Written task: Copy the lines below as they are; omit the images they contain.

Stored data:
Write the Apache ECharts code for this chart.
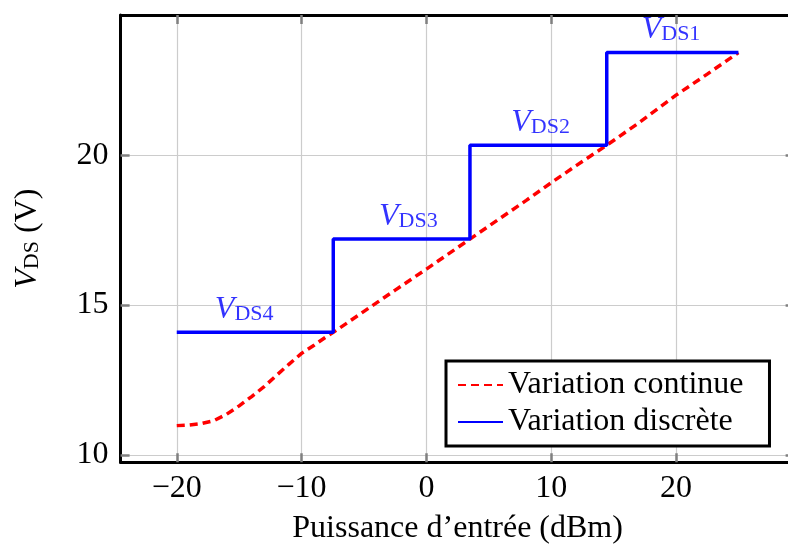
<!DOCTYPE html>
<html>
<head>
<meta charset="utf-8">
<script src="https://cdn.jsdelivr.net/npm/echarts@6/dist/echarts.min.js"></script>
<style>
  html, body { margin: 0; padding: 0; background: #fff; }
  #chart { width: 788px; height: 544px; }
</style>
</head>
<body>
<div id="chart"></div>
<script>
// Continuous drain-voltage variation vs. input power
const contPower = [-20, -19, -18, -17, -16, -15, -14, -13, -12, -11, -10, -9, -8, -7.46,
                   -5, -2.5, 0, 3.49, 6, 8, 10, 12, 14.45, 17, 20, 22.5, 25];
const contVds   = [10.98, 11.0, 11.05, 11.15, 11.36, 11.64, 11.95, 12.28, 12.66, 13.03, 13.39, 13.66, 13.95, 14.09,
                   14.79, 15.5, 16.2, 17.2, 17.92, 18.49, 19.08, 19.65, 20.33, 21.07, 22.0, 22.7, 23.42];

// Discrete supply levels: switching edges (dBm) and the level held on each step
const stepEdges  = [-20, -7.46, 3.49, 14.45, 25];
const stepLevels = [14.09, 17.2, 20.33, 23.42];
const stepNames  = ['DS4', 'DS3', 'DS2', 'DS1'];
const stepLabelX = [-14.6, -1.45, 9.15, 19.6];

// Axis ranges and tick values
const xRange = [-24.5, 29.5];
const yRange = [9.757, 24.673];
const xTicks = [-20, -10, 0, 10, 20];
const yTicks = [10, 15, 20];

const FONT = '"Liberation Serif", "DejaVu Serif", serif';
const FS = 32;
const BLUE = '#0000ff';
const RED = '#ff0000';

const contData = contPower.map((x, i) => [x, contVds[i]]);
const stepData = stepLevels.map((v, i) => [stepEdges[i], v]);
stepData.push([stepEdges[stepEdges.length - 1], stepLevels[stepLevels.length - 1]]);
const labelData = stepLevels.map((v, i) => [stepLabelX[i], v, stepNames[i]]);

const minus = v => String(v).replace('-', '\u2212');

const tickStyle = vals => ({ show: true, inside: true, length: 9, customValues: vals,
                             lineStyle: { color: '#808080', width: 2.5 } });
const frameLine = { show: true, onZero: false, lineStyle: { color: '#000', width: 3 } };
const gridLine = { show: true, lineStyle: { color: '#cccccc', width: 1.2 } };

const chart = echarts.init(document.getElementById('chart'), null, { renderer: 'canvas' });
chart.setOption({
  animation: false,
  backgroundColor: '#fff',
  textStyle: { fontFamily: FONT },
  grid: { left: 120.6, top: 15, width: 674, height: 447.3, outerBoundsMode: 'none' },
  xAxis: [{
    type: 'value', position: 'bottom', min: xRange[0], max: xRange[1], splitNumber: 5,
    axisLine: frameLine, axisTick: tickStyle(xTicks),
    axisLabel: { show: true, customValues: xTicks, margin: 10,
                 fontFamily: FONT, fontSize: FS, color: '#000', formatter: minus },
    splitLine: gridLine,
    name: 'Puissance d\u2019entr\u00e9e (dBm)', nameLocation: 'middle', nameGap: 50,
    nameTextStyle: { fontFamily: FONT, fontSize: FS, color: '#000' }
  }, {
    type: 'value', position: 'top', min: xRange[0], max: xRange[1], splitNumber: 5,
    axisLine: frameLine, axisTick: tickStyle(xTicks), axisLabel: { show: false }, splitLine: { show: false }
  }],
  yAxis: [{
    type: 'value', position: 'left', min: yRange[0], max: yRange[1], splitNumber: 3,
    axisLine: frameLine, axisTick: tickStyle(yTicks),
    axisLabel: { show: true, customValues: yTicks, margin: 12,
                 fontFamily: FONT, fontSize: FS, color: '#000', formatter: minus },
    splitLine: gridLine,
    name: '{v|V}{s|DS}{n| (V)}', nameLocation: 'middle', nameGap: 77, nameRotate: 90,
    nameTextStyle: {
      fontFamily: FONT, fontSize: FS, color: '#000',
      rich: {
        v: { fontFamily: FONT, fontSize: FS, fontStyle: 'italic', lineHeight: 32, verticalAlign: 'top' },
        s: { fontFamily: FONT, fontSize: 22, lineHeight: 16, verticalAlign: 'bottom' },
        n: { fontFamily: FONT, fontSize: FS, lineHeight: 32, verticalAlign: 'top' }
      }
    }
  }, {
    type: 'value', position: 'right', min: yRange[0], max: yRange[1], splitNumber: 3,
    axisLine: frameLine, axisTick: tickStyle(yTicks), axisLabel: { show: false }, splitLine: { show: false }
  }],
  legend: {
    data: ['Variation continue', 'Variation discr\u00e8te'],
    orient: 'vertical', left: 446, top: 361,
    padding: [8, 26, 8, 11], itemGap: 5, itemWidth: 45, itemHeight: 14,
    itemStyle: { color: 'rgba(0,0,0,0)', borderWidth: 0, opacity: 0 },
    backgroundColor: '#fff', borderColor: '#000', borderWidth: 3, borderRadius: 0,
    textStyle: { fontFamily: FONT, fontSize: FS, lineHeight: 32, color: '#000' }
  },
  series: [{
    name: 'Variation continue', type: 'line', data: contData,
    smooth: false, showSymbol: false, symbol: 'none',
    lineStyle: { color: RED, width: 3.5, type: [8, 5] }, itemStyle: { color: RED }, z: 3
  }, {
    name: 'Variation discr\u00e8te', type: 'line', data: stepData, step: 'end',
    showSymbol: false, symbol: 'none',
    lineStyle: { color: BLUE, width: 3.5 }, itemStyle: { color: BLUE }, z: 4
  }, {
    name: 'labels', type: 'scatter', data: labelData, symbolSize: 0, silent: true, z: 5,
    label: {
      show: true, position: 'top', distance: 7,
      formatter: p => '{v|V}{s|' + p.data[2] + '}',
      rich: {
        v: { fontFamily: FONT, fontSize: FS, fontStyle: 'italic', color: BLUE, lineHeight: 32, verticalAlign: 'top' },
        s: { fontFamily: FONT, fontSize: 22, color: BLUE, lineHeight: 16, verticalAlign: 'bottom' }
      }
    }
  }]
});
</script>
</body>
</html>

Complete output:
Write the Apache ECharts code for this chart.
<!DOCTYPE html>
<html>
<head>
<meta charset="utf-8">
<script src="https://cdn.jsdelivr.net/npm/echarts@6/dist/echarts.min.js"></script>
<style>
  html, body { margin: 0; padding: 0; background: #fff; }
  #chart { width: 788px; height: 544px; }
</style>
</head>
<body>
<div id="chart"></div>
<script>
// Continuous drain-voltage variation vs. input power
const contPower = [-20, -19, -18, -17, -16, -15, -14, -13, -12, -11, -10, -9, -8, -7.46,
                   -5, -2.5, 0, 3.49, 6, 8, 10, 12, 14.45, 17, 20, 22.5, 25];
const contVds   = [10.98, 11.0, 11.05, 11.15, 11.36, 11.64, 11.95, 12.28, 12.66, 13.03, 13.39, 13.66, 13.95, 14.09,
                   14.79, 15.5, 16.2, 17.2, 17.92, 18.49, 19.08, 19.65, 20.33, 21.07, 22.0, 22.7, 23.42];

// Discrete supply levels: switching edges (dBm) and the level held on each step
const stepEdges  = [-20, -7.46, 3.49, 14.45, 25];
const stepLevels = [14.09, 17.2, 20.33, 23.42];
const stepNames  = ['DS4', 'DS3', 'DS2', 'DS1'];
const stepLabelX = [-14.6, -1.45, 9.15, 19.6];

// Axis ranges and tick values
const xRange = [-24.5, 29.5];
const yRange = [9.757, 24.673];
const xTicks = [-20, -10, 0, 10, 20];
const yTicks = [10, 15, 20];

const FONT = '"Liberation Serif", "DejaVu Serif", serif';
const FS = 32;
const BLUE = '#0000ff';
const RED = '#ff0000';

const contData = contPower.map((x, i) => [x, contVds[i]]);
const stepData = stepLevels.map((v, i) => [stepEdges[i], v]);
stepData.push([stepEdges[stepEdges.length - 1], stepLevels[stepLevels.length - 1]]);
const labelData = stepLevels.map((v, i) => [stepLabelX[i], v, stepNames[i]]);

const minus = v => String(v).replace('-', '\u2212');

const tickStyle = vals => ({ show: true, inside: true, length: 9, customValues: vals,
                             lineStyle: { color: '#808080', width: 2.5 } });
const frameLine = { show: true, onZero: false, lineStyle: { color: '#000', width: 3 } };
const gridLine = { show: true, lineStyle: { color: '#cccccc', width: 1.2 } };

const chart = echarts.init(document.getElementById('chart'), null, { renderer: 'canvas' });
chart.setOption({
  animation: false,
  backgroundColor: '#fff',
  textStyle: { fontFamily: FONT },
  grid: { left: 120.6, top: 15, width: 674, height: 447.3, outerBoundsMode: 'none' },
  xAxis: [{
    type: 'value', position: 'bottom', min: xRange[0], max: xRange[1], splitNumber: 5,
    axisLine: frameLine, axisTick: tickStyle(xTicks),
    axisLabel: { show: true, customValues: xTicks, margin: 10,
                 fontFamily: FONT, fontSize: FS, color: '#000', formatter: minus },
    splitLine: gridLine,
    name: 'Puissance d\u2019entr\u00e9e (dBm)', nameLocation: 'middle', nameGap: 50,
    nameTextStyle: { fontFamily: FONT, fontSize: FS, color: '#000' }
  }, {
    type: 'value', position: 'top', min: xRange[0], max: xRange[1], splitNumber: 5,
    axisLine: frameLine, axisTick: tickStyle(xTicks), axisLabel: { show: false }, splitLine: { show: false }
  }],
  yAxis: [{
    type: 'value', position: 'left', min: yRange[0], max: yRange[1], splitNumber: 3,
    axisLine: frameLine, axisTick: tickStyle(yTicks),
    axisLabel: { show: true, customValues: yTicks, margin: 12,
                 fontFamily: FONT, fontSize: FS, color: '#000', formatter: minus },
    splitLine: gridLine,
    name: '{v|V}{s|DS}{n| (V)}', nameLocation: 'middle', nameGap: 77, nameRotate: 90,
    nameTextStyle: {
      fontFamily: FONT, fontSize: FS, color: '#000',
      rich: {
        v: { fontFamily: FONT, fontSize: FS, fontStyle: 'italic', lineHeight: 32, verticalAlign: 'top' },
        s: { fontFamily: FONT, fontSize: 22, lineHeight: 16, verticalAlign: 'bottom' },
        n: { fontFamily: FONT, fontSize: FS, lineHeight: 32, verticalAlign: 'top' }
      }
    }
  }, {
    type: 'value', position: 'right', min: yRange[0], max: yRange[1], splitNumber: 3,
    axisLine: frameLine, axisTick: tickStyle(yTicks), axisLabel: { show: false }, splitLine: { show: false }
  }],
  legend: {
    data: ['Variation continue', 'Variation discr\u00e8te'],
    orient: 'vertical', left: 446, top: 361,
    padding: [8, 26, 8, 11], itemGap: 5, itemWidth: 45, itemHeight: 14,
    itemStyle: { color: 'rgba(0,0,0,0)', borderWidth: 0, opacity: 0 },
    backgroundColor: '#fff', borderColor: '#000', borderWidth: 3, borderRadius: 0,
    textStyle: { fontFamily: FONT, fontSize: FS, lineHeight: 32, color: '#000' }
  },
  series: [{
    name: 'Variation continue', type: 'line', data: contData,
    smooth: false, showSymbol: false, symbol: 'none',
    lineStyle: { color: RED, width: 3.5, type: [8, 5] }, itemStyle: { color: RED }, z: 3
  }, {
    name: 'Variation discr\u00e8te', type: 'line', data: stepData, step: 'end',
    showSymbol: false, symbol: 'none',
    lineStyle: { color: BLUE, width: 3.5 }, itemStyle: { color: BLUE }, z: 4
  }, {
    name: 'labels', type: 'scatter', data: labelData, symbolSize: 0, silent: true, z: 5,
    label: {
      show: true, position: 'top', distance: 7,
      formatter: p => '{v|V}{s|' + p.data[2] + '}',
      rich: {
        v: { fontFamily: FONT, fontSize: FS, fontStyle: 'italic', color: BLUE, lineHeight: 32, verticalAlign: 'top' },
        s: { fontFamily: FONT, fontSize: 22, color: BLUE, lineHeight: 16, verticalAlign: 'bottom' }
      }
    }
  }]
});
</script>
</body>
</html>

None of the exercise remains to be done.